Instructions to follow
Filter the lines below, copying only those with the string "this".

Rows from a dataset of charts and code
────────
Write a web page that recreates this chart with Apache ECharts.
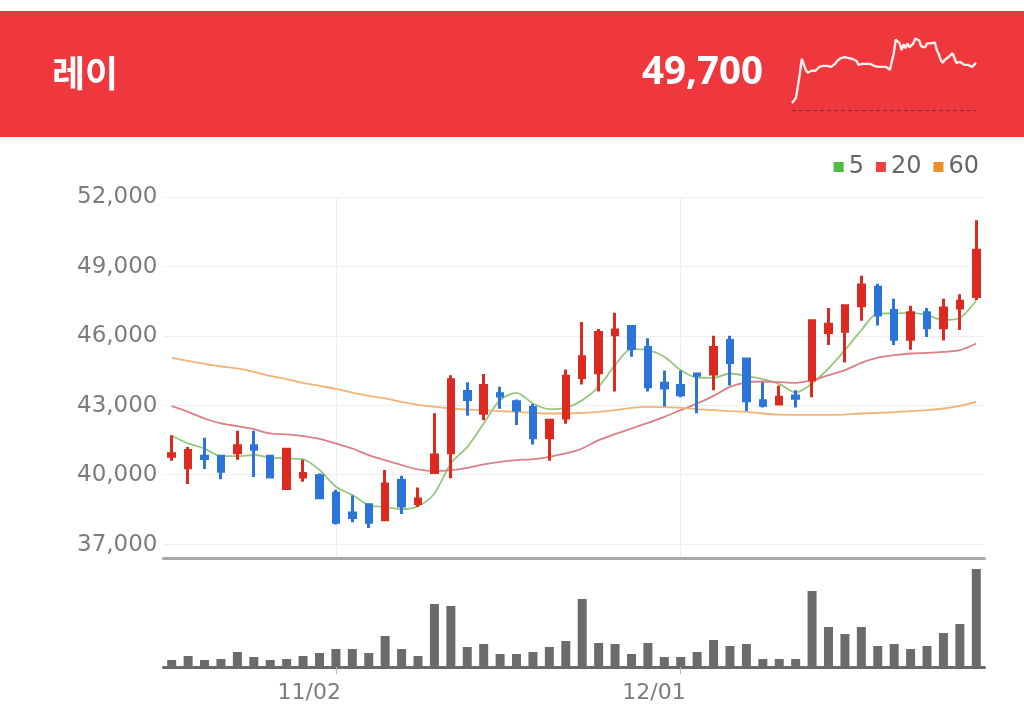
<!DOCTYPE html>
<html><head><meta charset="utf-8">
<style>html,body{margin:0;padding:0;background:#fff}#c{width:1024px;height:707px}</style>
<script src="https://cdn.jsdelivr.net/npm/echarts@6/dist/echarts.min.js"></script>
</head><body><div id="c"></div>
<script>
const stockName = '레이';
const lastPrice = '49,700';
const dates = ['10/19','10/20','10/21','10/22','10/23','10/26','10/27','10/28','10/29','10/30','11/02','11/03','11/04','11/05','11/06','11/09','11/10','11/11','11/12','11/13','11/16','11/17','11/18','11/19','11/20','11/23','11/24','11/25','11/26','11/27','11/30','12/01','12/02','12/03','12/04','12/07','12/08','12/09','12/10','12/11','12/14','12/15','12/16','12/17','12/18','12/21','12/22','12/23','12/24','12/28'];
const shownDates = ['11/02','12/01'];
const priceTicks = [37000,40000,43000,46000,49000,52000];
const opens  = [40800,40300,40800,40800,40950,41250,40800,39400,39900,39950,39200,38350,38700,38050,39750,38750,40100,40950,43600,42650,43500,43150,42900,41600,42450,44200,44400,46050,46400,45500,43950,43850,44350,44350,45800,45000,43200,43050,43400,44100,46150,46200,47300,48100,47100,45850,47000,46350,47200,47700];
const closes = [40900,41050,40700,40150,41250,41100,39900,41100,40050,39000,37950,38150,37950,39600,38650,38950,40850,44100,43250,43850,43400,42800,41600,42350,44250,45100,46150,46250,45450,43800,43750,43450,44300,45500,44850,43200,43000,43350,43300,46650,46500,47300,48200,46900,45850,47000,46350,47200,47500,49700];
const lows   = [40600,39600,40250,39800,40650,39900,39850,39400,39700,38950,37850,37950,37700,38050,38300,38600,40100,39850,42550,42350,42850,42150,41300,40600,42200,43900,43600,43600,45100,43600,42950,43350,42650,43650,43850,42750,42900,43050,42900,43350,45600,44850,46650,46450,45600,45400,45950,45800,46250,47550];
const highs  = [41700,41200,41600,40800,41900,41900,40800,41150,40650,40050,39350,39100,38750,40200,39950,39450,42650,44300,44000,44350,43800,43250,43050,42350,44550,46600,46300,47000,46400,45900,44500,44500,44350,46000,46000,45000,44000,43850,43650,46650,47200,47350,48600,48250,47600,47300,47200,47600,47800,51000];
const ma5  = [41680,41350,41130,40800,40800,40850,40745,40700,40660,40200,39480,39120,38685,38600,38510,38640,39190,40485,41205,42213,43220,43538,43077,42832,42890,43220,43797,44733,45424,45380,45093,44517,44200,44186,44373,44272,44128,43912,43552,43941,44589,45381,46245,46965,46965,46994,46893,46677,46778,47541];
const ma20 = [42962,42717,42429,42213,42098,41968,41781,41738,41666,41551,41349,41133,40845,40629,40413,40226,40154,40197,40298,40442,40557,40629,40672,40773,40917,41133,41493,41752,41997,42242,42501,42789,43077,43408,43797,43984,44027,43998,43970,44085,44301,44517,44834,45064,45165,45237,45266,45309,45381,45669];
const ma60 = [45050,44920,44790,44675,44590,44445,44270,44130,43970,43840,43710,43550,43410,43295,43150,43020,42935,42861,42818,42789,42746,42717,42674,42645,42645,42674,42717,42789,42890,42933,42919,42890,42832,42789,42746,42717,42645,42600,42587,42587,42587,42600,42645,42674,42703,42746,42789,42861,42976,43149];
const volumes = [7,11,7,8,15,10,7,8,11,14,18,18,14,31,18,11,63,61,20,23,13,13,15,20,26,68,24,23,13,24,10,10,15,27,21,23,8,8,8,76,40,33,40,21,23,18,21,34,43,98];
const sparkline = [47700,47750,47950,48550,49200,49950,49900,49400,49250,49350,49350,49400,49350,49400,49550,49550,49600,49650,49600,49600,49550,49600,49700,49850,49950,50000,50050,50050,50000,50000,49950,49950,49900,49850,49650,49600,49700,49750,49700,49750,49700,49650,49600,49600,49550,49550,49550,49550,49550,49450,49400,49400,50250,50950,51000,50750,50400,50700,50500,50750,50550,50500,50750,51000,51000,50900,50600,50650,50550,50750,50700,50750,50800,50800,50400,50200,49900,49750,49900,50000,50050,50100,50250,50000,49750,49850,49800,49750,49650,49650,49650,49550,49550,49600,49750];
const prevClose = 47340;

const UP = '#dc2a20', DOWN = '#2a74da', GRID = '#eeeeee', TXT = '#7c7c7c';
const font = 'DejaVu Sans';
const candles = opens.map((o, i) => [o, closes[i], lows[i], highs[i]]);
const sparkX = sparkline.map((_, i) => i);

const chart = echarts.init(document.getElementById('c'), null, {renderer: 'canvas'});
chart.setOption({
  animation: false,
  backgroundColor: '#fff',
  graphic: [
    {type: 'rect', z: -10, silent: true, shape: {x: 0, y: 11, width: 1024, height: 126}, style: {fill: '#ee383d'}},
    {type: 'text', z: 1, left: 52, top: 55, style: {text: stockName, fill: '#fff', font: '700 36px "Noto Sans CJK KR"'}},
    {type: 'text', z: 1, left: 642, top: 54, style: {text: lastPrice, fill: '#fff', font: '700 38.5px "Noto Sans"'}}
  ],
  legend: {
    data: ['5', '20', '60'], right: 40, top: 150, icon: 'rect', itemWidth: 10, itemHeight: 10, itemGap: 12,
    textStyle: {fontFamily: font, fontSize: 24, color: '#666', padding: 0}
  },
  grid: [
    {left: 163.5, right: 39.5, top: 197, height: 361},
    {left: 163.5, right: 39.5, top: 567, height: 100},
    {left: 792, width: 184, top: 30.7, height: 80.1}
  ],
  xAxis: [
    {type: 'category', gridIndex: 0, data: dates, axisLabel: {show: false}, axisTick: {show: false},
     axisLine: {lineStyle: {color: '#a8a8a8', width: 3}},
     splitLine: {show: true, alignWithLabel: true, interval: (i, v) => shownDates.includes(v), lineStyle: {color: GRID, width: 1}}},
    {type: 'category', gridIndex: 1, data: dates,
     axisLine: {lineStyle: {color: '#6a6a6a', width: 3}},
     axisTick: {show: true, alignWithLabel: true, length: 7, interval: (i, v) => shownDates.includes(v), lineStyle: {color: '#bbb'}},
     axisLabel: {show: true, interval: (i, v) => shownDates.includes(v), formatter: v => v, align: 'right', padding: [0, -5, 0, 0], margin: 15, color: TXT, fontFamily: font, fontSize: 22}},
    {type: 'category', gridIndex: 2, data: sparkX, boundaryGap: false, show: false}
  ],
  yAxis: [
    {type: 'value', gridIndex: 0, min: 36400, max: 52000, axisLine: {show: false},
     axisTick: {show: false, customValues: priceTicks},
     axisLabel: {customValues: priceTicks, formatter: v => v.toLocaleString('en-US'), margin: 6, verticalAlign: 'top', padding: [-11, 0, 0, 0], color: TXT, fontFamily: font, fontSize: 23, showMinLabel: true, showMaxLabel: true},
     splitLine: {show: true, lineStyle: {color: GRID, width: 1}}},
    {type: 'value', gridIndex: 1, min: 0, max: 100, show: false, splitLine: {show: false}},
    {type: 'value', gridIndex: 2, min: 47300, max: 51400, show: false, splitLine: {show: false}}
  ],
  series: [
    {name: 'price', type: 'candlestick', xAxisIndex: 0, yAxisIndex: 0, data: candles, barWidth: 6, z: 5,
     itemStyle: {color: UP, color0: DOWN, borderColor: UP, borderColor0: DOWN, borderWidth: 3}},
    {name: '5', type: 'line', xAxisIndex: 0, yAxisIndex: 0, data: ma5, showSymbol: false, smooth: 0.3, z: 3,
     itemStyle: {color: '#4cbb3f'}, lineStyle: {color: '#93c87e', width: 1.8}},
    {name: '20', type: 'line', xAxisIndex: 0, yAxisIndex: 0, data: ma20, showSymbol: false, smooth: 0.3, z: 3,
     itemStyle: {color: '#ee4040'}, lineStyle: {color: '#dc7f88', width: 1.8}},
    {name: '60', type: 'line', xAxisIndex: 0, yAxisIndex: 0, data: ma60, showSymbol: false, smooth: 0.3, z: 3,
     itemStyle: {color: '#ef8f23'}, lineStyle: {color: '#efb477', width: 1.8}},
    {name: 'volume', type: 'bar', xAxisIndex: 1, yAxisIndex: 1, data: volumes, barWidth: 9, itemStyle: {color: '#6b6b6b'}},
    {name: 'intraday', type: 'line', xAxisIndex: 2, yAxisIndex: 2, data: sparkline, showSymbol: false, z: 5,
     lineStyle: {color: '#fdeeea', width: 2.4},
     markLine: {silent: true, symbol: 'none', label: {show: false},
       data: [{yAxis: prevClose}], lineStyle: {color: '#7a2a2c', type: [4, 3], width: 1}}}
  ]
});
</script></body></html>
────────
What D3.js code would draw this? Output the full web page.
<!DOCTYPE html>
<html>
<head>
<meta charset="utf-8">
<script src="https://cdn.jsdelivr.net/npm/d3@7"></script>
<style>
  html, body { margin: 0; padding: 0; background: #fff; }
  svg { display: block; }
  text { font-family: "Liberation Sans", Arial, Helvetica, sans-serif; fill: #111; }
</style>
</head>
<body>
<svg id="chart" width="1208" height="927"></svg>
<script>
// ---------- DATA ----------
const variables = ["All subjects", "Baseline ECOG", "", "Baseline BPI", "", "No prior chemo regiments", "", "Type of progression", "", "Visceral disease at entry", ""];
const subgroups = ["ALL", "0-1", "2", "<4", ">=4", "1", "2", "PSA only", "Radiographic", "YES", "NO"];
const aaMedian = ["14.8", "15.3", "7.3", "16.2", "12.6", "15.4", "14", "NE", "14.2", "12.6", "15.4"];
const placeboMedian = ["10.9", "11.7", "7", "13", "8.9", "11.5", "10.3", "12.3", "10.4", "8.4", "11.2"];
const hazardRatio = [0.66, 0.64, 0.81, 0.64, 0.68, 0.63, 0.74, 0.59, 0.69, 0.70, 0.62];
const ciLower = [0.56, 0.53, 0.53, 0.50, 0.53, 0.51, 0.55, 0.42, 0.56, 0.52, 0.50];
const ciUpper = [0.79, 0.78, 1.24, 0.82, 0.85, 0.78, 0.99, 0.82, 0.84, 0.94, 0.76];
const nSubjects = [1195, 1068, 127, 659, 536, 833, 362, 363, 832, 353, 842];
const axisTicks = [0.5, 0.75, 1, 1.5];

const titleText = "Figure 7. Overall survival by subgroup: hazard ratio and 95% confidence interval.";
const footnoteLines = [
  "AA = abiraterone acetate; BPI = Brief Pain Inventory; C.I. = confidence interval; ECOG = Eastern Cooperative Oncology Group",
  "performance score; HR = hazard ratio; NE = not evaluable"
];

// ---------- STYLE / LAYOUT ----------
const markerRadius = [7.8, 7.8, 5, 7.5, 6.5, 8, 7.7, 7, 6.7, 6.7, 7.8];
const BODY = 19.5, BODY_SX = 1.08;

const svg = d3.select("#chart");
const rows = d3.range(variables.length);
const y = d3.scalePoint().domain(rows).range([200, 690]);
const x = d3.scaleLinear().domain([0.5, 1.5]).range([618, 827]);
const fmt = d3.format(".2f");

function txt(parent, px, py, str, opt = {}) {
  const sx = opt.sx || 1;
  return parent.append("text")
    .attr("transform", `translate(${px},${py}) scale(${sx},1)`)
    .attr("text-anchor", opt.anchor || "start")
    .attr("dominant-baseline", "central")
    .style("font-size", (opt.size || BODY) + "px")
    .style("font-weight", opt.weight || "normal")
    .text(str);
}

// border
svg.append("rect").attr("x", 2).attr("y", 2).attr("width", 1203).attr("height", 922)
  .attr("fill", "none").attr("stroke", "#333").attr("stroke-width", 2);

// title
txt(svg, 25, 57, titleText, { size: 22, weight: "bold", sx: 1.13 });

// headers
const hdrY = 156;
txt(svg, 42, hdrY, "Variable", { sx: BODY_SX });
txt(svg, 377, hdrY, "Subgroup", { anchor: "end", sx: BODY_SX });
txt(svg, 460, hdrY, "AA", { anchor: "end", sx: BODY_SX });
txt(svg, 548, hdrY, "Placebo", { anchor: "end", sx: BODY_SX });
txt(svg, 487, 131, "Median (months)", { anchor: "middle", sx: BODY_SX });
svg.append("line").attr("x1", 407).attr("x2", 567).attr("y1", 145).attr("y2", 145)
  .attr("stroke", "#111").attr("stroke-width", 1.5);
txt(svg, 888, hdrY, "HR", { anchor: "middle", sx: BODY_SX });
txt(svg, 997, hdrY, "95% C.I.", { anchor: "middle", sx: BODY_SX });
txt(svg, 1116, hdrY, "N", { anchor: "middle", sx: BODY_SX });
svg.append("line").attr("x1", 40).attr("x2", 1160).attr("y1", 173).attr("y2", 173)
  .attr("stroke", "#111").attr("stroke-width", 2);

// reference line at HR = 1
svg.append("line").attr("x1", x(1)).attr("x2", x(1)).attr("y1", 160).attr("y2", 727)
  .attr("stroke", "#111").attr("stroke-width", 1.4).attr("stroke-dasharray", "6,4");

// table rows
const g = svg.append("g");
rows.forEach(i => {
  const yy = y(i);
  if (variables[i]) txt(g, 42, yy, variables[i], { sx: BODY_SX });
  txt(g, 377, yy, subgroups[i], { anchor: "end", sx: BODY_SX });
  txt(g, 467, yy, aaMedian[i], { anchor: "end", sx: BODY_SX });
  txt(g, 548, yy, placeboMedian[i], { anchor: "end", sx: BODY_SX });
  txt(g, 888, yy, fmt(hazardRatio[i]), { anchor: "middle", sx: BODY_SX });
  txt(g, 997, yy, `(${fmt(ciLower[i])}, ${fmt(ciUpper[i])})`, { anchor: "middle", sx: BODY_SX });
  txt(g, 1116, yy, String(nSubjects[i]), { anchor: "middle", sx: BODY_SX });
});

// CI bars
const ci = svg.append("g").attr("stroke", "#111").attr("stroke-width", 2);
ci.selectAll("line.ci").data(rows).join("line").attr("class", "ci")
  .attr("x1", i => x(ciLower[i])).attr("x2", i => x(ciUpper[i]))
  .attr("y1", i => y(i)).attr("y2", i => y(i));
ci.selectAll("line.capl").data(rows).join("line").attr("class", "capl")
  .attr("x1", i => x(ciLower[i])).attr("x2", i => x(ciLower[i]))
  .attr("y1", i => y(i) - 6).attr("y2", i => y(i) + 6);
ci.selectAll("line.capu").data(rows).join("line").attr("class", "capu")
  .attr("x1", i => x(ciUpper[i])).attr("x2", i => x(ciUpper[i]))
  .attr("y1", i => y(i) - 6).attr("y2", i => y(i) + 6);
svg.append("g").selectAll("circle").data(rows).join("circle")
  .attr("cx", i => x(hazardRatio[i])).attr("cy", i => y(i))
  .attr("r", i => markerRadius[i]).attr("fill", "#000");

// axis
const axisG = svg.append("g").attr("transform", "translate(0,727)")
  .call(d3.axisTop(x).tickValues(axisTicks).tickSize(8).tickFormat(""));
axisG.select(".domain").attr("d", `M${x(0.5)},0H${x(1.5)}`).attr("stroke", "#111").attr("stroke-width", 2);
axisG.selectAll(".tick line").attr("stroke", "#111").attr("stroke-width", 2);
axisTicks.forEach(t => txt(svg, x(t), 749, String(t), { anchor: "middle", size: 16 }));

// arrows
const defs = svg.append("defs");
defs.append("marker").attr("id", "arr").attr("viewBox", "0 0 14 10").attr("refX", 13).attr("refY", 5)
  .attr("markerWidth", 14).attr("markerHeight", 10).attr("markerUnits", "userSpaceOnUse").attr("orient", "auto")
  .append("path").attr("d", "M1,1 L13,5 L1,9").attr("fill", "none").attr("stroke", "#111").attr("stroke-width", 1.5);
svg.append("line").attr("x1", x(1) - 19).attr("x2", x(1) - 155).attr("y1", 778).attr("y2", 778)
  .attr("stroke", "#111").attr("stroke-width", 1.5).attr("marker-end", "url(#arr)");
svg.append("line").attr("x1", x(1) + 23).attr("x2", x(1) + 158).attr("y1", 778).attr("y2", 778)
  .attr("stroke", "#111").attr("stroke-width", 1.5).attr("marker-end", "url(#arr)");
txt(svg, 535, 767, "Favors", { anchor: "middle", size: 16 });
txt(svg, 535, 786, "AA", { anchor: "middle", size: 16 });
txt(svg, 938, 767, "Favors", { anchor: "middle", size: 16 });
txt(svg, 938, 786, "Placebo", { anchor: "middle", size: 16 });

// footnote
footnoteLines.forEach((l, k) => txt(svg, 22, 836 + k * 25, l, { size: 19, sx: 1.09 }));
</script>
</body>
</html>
────────
Result
Write a web page that recreates this chart with Apache ECharts.
What D3.js code would draw this? Output the full web page.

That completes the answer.